Included in the free $26 admission is an audio tour of the main prison house, which includes your very own experience of confinement in the same dank cells that housed such greats as Chicagoan Al Capone.

The views of San Francisco from Alcatraz are breathtaking. I wondered why they used such a prime piece of real estate for a prison. (I suppose it's because it was previously a strategically placed fort). If the island were developed in modern-day Florida, there would be condos, a few retention ponds, a golf course for the adults and a theme park with a giant rodent to entertain the kids.

The view was the greatest aspect of the prison visit. The audio tour was educational. I learned that the food there wasn't that bad. And I heard about the escape from the prison made by career criminal Frank Morris and the bank-robbing brothers John and Clarence Anglin. But that was 45 years ago, and seeing where they had crawled to the ceiling and gazing at the mock-ups of the dummies they used to trick the prison guards were causes to yawn. I wanted off The Rock.

trans_american _0123So after the 10-minute ride back to the mainland, we were touring the town again.

We saw the Business District and the Transamerica Building, left, a pyramidal skyscraper that sticks out as one of the most noticeable of San Francisco manmarks.

We saw San Francisco's famous Chinatown, one of the largest in the nation, and we were quite unsatisfied. But I had my first dim sum experience, which I'll tell you about later.

One of our final tourism events on Day 2 was a visit to the "crookedest street in the world." My friend and I remarked how San Francisco bragged about having the first, the only, the best, the biggest of all sorts of things.

Alcatraz was the most infamous prison.

A restaurant in the North Beach neighborhood was supposedly the oldest Italian joint in America. I would think New York would call San Fran out on that one.

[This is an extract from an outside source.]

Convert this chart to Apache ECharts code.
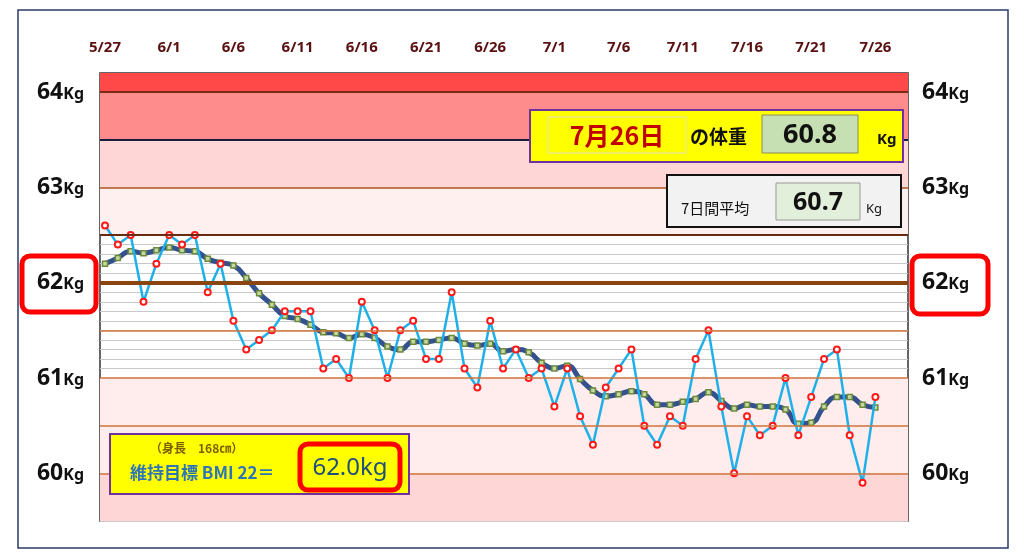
<!DOCTYPE html>
<html><head><meta charset="utf-8">
<script src="https://cdn.jsdelivr.net/npm/echarts@6/dist/echarts.min.js"></script>
<style>html,body{margin:0;padding:0;background:#fff}#c{width:1024px;height:559px}</style>
</head><body><div id="c"></div>
<script>
const dateLabels = ['5/27','6/1','6/6','6/11','6/16','6/21','6/26','7/1','7/6','7/11','7/16','7/21','7/26'];
const weights = [62.6,62.4,62.5,61.8,62.2,62.5,62.4,62.5,61.9,62.2,61.6,61.3,61.4,61.5,61.7,61.7,61.7,61.1,61.2,61.0,61.8,61.5,61.0,61.5,61.6,61.2,61.2,61.9,61.1,60.9,61.6,61.1,61.3,61.0,61.1,60.7,61.1,60.6,60.3,60.9,61.1,61.3,60.5,60.3,60.6,60.5,61.2,61.5,60.7,60.0,60.6,60.4,60.5,61.0,60.4,60.8,61.2,61.3,60.4,59.9,60.8];
const avg7 = [62.2,62.26,62.33,62.31,62.34,62.37,62.34,62.33,62.25,62.21,62.18,62.05,61.89,61.77,61.65,61.62,61.56,61.48,61.47,61.42,61.46,61.42,61.33,61.30,61.38,61.38,61.40,61.42,61.36,61.34,61.36,61.28,61.30,61.27,61.16,61.10,61.13,60.99,60.87,60.81,60.83,60.86,60.83,60.72,60.72,60.75,60.78,60.85,60.76,60.68,60.72,60.70,60.70,60.67,60.52,60.53,60.70,60.80,60.80,60.72,60.69];
const yTicks = [60,61,62,63,64];

const chart = echarts.init(document.getElementById('c'));
const rawData = weights.map((v,i)=>[i,v]);
const avgData = avg7.map((v,i)=>[i,v]);
const ylab = {formatter:v=>'{a|'+v+'}{b|Kg}', rich:{a:{fontSize:23,fontWeight:'bold',color:'#111',fontFamily:'Noto Sans'},b:{fontSize:16,fontWeight:'bold',color:'#111',fontFamily:'Noto Sans',padding:[4,0,0,0]}}};
const band = (a,b,c)=>[{yAxis:a,itemStyle:{color:c}},{yAxis:b}];
const ml = (v,c,w)=>({yAxis:v,lineStyle:{color:c,width:w,type:'solid'}});
const G = (o)=>Object.assign({z:100},o);
chart.setOption({
  animation:false,
  grid:{left:100,right:116,top:73,bottom:38,show:true,borderColor:'#333',borderWidth:1.5,backgroundColor:'transparent'},
  xAxis:{type:'value',min:-0.39,max:62.54,position:'top',splitLine:{show:false},axisLine:{show:false},axisTick:{show:false},
    axisLabel:{customValues:[0,5,10,15,20,25,30,35,40,45,50,55,60],formatter:v=>dateLabels[Math.round(v/5)],color:'#5a1010',fontSize:15,fontWeight:'bold',margin:18,fontFamily:'Noto Sans'}},
  yAxis:[
    {type:'value',min:59.5,max:64.2,interval:0.1,position:'left',axisLine:{show:false},axisTick:{show:false},
      splitLine:{show:true,lineStyle:{color:'#c8c8c8',width:1}},
      axisLabel:Object.assign({customValues:yTicks,margin:16},ylab)},
    {type:'value',min:59.5,max:64.2,position:'right',axisLine:{show:false},axisTick:{show:false},splitLine:{show:false},
      axisLabel:Object.assign({customValues:yTicks,margin:14},ylab)}
  ],
  series:[
    {type:'line',data:[],silent:true,z:-5,zlevel:0,
      markArea:{silent:true,data:[band(64,64.2,'#ff4848'),band(63.5,64,'#ff8c8c'),band(63,63.5,'#ffd6d6'),band(62.5,63,'#fff0f0'),band(60,61,'#ffecec'),band(59.5,60,'#ffd6d6')]}},
    {type:'line',data:[],silent:true,z:2,
      markLine:{silent:true,symbol:'none',label:{show:false},data:[ml(64,'#7a2a10',2),ml(63.5,'#1a1a3a',2),ml(63,'#b05020',1.5),ml(62.5,'#6a2a10',2),ml(61.5,'#d0743a',1.5),ml(61,'#d0743a',1.5),ml(60.5,'#d0743a',1.5),ml(60,'#d0743a',1.5),ml(62,'#8b4513',4)]}},
    {type:'line',data:avgData,smooth:true,z:3,lineStyle:{color:'#33508f',width:5},symbol:'rect',symbolSize:5,itemStyle:{color:'#c8d8a0',borderColor:'#6b8a3a',borderWidth:1.5}},
    {type:'line',data:rawData,z:4,lineStyle:{color:'#1fb0ea',width:2.5},symbol:'circle',symbolSize:6,itemStyle:{color:'#fff',borderColor:'#ff1a1a',borderWidth:2}}
  ],
  graphic:[
    G({type:'rect',shape:{x:18,y:10,width:990,height:538},style:{fill:'none',stroke:'#2a3a6a',lineWidth:1.5}}),
    G({type:'rect',shape:{x:22,y:256,width:74,height:56,r:8},style:{fill:'none',stroke:'#ff0000',lineWidth:5}}),
    G({type:'rect',shape:{x:912,y:256,width:76,height:58,r:8},style:{fill:'none',stroke:'#ff0000',lineWidth:5}}),
    G({type:'rect',shape:{x:530,y:110,width:373,height:52},style:{fill:'#ffff00',stroke:'#7030a0',lineWidth:2}}),
    G({type:'rect',z:101,shape:{x:548,y:117,width:138,height:36},style:{fill:'#ffff00',stroke:'#e0e0c0',lineWidth:1}}),
    G({type:'text',z:102,style:{x:617,y:135,text:'7月26日',fill:'#c00000',font:'bold 25px "Noto Sans CJK JP"',align:'center',verticalAlign:'middle'}}),
    G({type:'text',z:102,style:{x:690,y:137,text:'の体重',fill:'#111',font:'bold 19px "Noto Sans CJK JP"',verticalAlign:'middle'}}),
    G({type:'rect',z:101,shape:{x:762,y:115,width:96,height:38},style:{fill:'#c6e0b4',stroke:'#8a8a5a',lineWidth:1}}),
    G({type:'text',z:102,style:{x:810,y:135,text:'60.8',fill:'#111',font:'bold 27px "Liberation Sans Narrow", "Noto Sans"',align:'center',verticalAlign:'middle'}}),
    G({type:'text',z:102,style:{x:877,y:140,text:'Kg',fill:'#111',font:'bold 15px "Noto Sans"',verticalAlign:'middle'}}),
    G({type:'rect',shape:{x:667,y:175,width:234,height:52},style:{fill:'#f2f2f2',stroke:'#111',lineWidth:2}}),
    G({type:'text',z:102,style:{x:681,y:208,text:'7日間平均',fill:'#111',font:'15px "Noto Sans CJK JP"',verticalAlign:'middle'}}),
    G({type:'rect',z:101,shape:{x:776,y:183,width:84,height:37},style:{fill:'#e2efda',stroke:'#999',lineWidth:1}}),
    G({type:'text',z:102,style:{x:818,y:203,text:'60.7',fill:'#111',font:'bold 25px "Liberation Sans Narrow", "Noto Sans"',align:'center',verticalAlign:'middle'}}),
    G({type:'text',z:102,style:{x:866,y:209,text:'Kg',fill:'#111',font:'13px "Noto Sans"',verticalAlign:'middle'}}),
    G({type:'rect',shape:{x:110,y:434,width:299,height:60},style:{fill:'#ffff00',stroke:'#7030a0',lineWidth:2}}),
    G({type:'text',z:102,style:{x:150,y:448,text:'（身長　168㎝）',fill:'#7f6000',font:'bold 12px "Noto Sans CJK JP"',verticalAlign:'middle'}}),
    G({type:'text',z:102,style:{x:130,y:473,text:'維持目標 BMI 22＝',fill:'#2e75b6',font:'bold 17px "Noto Sans CJK JP"',verticalAlign:'middle'}}),
    G({type:'rect',z:101,shape:{x:300,y:444,width:100,height:46,r:8},style:{fill:'#ffff00',stroke:'#ff0000',lineWidth:5}}),
    G({type:'text',z:102,style:{x:350,y:468,text:'62.0kg',fill:'#1f4e79',font:'24px "Noto Sans"',align:'center',verticalAlign:'middle'}})
  ]
});
</script></body></html>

Another eatery, Forbes Island, claimed it was the only floating island restaurant in the world. Truth is, it's a man-made nautical achievement and isn't really an island at all. And I seem to remember eating at Dimillo's Floating Restaurant in downtown Portland, Maine, and being tossed gently up and down as the waves of the Atlantic came ashore.

After realizing that the claim to fame of Lombard Street's extremely steep portion was probably just a lie, we began to debate the grammatical accuracy of the "crookedest street in the world."

"Shouldn't it be 'most crooked street in the word?'" my friend, who's a reporter for The Associated Press in New York, said. As a copy editor, I made the ruling that it's technically correct.

San Franciscans may get a bit too giddy about the gravity of their attractions, but at least they know their superlatives.


The main corridor through three stories of cells at the Alcatraz prison is called Broadway. Original.

We visited the island on a Saturday, so there were plenty of rich people - of which there are many in San Francisco - sailing their yachts throughout the bay.

The island is a surprisingly barren place, but it has pockets of beauty, such as this wild rosebush.


Cars lined for blocks to enter this part of Lombard Street, know as the "crookedest street in the world." Our Segway tour guide on Day 1 said the decline of this street is so great (27 percent) that engineers had to create such crookedness to make it safer. I say city planners just thought it would be a good way to get more tourists to visit San Francisco. I just pity the people who live on this block, forever relegated to being part of a yearlong tourist attraction.